Begin with the first line and repeat exactly through the line containing "mid_coef = 1.00"; leave every image out.
• • • •
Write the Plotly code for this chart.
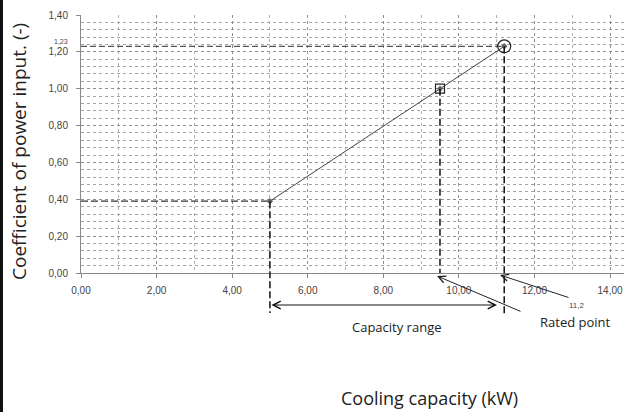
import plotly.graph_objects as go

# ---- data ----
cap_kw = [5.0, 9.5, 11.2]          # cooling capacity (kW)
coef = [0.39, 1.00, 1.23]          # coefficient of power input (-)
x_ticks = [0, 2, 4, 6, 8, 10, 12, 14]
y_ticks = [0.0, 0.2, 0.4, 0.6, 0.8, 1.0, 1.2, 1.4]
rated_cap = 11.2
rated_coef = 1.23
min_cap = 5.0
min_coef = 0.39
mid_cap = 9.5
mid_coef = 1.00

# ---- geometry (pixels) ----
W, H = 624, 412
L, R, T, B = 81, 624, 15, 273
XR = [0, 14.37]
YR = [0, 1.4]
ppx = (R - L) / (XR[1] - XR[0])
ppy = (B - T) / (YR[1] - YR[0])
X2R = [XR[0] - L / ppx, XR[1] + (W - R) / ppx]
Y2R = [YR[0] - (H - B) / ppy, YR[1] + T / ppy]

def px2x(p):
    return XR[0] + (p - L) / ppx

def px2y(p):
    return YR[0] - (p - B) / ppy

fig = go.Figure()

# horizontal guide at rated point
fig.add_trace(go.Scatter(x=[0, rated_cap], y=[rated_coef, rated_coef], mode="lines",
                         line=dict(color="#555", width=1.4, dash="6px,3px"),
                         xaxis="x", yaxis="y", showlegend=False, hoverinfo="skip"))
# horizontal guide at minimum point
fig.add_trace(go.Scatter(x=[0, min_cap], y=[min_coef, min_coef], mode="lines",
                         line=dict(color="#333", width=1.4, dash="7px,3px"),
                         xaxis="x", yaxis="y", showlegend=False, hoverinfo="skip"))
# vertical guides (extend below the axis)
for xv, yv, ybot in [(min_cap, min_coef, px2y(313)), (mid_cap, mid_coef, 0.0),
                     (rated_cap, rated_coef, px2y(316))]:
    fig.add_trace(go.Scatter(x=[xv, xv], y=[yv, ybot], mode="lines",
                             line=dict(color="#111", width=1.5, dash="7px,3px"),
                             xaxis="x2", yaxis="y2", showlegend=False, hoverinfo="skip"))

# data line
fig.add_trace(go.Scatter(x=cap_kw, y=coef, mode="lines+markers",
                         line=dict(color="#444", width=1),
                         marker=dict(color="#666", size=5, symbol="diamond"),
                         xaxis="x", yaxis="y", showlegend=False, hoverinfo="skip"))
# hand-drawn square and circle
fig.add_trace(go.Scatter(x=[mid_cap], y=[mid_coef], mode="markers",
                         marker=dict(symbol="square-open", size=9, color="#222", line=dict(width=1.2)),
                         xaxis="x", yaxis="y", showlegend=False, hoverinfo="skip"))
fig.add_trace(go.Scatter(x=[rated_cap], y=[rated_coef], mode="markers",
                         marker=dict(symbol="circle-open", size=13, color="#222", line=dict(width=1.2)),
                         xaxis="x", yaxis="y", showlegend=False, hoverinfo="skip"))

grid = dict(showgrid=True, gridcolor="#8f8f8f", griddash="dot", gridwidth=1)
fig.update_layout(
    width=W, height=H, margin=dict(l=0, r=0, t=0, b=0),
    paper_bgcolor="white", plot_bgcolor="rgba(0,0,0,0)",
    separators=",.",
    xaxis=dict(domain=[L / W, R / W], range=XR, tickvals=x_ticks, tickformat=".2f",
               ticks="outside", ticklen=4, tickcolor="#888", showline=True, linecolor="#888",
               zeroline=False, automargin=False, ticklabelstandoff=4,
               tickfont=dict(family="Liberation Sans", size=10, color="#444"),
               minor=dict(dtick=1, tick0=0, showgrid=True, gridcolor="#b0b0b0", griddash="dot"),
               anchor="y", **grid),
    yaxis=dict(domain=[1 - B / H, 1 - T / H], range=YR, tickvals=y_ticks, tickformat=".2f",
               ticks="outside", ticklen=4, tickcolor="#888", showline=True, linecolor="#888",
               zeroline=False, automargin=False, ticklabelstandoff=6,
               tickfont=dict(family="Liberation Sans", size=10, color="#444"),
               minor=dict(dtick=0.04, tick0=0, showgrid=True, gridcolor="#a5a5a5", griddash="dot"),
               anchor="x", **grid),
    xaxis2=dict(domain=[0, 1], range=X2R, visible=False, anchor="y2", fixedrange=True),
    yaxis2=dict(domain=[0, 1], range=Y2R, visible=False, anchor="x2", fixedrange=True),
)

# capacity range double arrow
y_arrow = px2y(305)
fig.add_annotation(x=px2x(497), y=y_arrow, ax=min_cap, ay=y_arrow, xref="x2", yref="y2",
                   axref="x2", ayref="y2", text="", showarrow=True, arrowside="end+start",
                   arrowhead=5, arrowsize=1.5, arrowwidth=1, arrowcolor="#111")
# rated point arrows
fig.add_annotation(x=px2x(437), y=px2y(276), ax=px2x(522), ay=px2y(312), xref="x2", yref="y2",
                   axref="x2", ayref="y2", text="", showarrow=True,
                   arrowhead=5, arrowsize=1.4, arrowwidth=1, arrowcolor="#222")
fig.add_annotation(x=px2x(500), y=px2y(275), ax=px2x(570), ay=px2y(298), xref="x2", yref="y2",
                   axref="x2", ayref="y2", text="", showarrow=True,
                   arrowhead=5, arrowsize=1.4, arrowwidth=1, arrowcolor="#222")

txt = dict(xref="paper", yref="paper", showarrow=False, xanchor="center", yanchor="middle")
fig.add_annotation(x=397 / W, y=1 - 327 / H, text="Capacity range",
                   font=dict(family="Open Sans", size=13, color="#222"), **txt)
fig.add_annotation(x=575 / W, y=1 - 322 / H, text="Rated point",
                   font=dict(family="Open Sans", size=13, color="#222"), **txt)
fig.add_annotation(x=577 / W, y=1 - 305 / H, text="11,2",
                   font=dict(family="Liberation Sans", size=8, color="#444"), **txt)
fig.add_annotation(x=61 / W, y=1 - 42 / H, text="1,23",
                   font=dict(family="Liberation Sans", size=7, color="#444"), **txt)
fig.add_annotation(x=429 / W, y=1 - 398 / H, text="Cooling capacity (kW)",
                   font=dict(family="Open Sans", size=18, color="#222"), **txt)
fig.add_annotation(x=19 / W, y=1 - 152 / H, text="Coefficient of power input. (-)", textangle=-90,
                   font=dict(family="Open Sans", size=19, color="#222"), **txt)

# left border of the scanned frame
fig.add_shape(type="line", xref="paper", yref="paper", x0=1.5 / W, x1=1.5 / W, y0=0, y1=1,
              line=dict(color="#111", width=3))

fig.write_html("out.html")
• • • •
-- Expected output --
Write the Plotly code for this chart.
import plotly.graph_objects as go

# ---- data ----
cap_kw = [5.0, 9.5, 11.2]          # cooling capacity (kW)
coef = [0.39, 1.00, 1.23]          # coefficient of power input (-)
x_ticks = [0, 2, 4, 6, 8, 10, 12, 14]
y_ticks = [0.0, 0.2, 0.4, 0.6, 0.8, 1.0, 1.2, 1.4]
rated_cap = 11.2
rated_coef = 1.23
min_cap = 5.0
min_coef = 0.39
mid_cap = 9.5
mid_coef = 1.00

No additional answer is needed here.